Records with drawing code:
--------------------

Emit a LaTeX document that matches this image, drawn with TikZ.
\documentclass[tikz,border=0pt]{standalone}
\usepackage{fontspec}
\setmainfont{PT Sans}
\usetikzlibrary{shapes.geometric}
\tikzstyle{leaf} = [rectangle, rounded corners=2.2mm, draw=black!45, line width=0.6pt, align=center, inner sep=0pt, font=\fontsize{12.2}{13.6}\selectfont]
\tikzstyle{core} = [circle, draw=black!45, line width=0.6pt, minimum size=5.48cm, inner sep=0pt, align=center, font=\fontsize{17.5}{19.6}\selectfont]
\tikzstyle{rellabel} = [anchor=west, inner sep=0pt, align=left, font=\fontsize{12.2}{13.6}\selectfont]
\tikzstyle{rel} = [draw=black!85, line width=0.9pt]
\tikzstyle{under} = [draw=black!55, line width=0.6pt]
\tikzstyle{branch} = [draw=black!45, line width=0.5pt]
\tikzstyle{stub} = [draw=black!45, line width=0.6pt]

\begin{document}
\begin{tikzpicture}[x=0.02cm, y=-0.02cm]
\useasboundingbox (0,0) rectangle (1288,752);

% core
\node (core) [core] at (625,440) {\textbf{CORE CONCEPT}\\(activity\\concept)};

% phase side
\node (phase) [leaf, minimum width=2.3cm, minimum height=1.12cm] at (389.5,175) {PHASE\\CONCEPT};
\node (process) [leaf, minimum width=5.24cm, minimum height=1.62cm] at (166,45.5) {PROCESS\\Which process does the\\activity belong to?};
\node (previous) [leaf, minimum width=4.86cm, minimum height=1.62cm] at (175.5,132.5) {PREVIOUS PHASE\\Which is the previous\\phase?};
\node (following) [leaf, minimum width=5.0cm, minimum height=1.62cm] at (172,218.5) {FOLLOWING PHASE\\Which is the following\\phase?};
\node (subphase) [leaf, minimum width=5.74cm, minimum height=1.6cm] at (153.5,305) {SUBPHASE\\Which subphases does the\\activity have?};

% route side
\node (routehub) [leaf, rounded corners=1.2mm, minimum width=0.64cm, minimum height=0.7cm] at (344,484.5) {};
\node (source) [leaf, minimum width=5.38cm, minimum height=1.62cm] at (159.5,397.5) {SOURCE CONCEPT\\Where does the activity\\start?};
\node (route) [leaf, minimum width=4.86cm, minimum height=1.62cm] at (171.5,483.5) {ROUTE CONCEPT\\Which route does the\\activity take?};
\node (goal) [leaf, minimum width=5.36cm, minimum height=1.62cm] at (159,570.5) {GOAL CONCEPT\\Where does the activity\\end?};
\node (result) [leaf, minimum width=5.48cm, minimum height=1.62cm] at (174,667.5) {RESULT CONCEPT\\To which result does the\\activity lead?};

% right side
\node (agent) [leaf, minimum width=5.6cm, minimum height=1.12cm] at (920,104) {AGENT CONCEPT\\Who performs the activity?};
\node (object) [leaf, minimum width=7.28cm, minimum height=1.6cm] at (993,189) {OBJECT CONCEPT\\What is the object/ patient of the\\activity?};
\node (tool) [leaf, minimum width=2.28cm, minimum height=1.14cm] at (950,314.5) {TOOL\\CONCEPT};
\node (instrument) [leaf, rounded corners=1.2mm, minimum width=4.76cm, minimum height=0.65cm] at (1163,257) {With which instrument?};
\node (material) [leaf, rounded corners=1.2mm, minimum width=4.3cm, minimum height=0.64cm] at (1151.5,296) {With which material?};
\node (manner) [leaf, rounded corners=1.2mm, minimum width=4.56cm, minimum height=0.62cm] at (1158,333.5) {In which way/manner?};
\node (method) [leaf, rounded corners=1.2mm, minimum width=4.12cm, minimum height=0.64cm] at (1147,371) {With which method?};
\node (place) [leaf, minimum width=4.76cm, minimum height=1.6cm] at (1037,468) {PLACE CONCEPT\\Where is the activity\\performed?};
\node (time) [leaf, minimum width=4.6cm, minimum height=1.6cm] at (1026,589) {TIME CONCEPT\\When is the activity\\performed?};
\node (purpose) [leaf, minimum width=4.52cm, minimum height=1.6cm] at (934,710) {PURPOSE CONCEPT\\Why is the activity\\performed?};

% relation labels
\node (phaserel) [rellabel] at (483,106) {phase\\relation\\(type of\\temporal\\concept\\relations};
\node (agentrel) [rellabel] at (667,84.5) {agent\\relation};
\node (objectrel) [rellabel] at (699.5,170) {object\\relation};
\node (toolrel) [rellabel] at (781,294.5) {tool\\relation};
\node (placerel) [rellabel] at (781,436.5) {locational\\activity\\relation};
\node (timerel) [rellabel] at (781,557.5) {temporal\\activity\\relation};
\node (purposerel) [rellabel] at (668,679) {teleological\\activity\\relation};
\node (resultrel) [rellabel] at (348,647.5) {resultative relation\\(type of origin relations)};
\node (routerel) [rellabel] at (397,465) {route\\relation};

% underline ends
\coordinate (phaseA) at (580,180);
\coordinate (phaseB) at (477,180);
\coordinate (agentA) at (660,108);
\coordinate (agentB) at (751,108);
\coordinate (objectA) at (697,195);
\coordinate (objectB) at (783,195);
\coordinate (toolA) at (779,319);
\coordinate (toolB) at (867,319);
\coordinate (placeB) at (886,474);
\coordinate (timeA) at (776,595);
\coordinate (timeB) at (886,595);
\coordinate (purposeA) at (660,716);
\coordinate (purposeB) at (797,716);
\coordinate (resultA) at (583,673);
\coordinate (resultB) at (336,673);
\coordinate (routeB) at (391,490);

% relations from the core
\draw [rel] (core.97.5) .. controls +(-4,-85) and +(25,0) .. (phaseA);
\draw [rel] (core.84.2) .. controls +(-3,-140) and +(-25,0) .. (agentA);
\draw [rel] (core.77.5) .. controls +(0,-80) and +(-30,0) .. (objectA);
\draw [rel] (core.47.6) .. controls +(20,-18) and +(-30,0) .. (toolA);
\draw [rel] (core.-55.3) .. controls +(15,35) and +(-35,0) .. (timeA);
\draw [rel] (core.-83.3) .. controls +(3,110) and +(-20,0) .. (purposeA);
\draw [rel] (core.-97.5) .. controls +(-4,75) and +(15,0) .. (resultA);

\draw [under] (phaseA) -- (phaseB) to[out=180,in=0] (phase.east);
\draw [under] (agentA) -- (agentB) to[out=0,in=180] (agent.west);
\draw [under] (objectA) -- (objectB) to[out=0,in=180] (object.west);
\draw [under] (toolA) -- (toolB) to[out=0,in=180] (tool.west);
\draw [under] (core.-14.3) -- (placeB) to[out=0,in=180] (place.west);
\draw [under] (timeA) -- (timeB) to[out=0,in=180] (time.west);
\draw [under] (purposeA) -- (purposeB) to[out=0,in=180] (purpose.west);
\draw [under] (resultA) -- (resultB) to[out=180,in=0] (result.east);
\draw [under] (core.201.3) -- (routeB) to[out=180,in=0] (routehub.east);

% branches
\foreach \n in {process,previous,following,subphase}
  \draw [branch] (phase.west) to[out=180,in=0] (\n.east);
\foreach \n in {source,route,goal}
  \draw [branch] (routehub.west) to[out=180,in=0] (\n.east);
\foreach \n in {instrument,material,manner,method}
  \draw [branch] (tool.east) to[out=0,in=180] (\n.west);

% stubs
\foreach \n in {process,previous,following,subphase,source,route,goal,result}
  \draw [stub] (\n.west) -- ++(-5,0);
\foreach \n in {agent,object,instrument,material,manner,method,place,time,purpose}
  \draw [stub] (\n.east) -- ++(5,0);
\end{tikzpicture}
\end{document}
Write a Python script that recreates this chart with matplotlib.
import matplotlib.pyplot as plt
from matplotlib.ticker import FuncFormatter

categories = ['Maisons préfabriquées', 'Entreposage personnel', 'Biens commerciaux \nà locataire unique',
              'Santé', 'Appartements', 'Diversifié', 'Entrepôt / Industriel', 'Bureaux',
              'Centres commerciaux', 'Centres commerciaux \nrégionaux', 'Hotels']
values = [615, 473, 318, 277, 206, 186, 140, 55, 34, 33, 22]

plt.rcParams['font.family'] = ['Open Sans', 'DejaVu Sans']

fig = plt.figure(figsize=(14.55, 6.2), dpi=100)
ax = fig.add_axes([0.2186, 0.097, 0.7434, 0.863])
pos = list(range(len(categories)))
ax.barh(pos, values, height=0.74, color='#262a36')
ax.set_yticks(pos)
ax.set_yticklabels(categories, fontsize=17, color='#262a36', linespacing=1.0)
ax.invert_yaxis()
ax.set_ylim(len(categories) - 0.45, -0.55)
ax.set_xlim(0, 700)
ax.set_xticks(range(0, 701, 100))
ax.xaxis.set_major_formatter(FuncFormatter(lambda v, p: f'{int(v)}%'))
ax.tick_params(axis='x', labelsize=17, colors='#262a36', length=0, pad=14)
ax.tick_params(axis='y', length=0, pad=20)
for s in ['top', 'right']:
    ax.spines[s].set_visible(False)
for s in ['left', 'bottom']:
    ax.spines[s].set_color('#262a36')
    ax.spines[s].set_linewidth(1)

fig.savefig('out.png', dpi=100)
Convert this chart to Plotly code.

--------------------

AIM - Take the line that contains "Write a Python" and each line after it down to the last of the records, and retype them exactly; add nothing else.

ANSWER TO THE TASK -
Write a Python script that recreates this chart with matplotlib.
import matplotlib.pyplot as plt
from matplotlib.ticker import FuncFormatter

categories = ['Maisons préfabriquées', 'Entreposage personnel', 'Biens commerciaux \nà locataire unique',
              'Santé', 'Appartements', 'Diversifié', 'Entrepôt / Industriel', 'Bureaux',
              'Centres commerciaux', 'Centres commerciaux \nrégionaux', 'Hotels']
values = [615, 473, 318, 277, 206, 186, 140, 55, 34, 33, 22]

plt.rcParams['font.family'] = ['Open Sans', 'DejaVu Sans']

fig = plt.figure(figsize=(14.55, 6.2), dpi=100)
ax = fig.add_axes([0.2186, 0.097, 0.7434, 0.863])
pos = list(range(len(categories)))
ax.barh(pos, values, height=0.74, color='#262a36')
ax.set_yticks(pos)
ax.set_yticklabels(categories, fontsize=17, color='#262a36', linespacing=1.0)
ax.invert_yaxis()
ax.set_ylim(len(categories) - 0.45, -0.55)
ax.set_xlim(0, 700)
ax.set_xticks(range(0, 701, 100))
ax.xaxis.set_major_formatter(FuncFormatter(lambda v, p: f'{int(v)}%'))
ax.tick_params(axis='x', labelsize=17, colors='#262a36', length=0, pad=14)
ax.tick_params(axis='y', length=0, pad=20)
for s in ['top', 'right']:
    ax.spines[s].set_visible(False)
for s in ['left', 'bottom']:
    ax.spines[s].set_color('#262a36')
    ax.spines[s].set_linewidth(1)

fig.savefig('out.png', dpi=100)
Convert this chart to Plotly code.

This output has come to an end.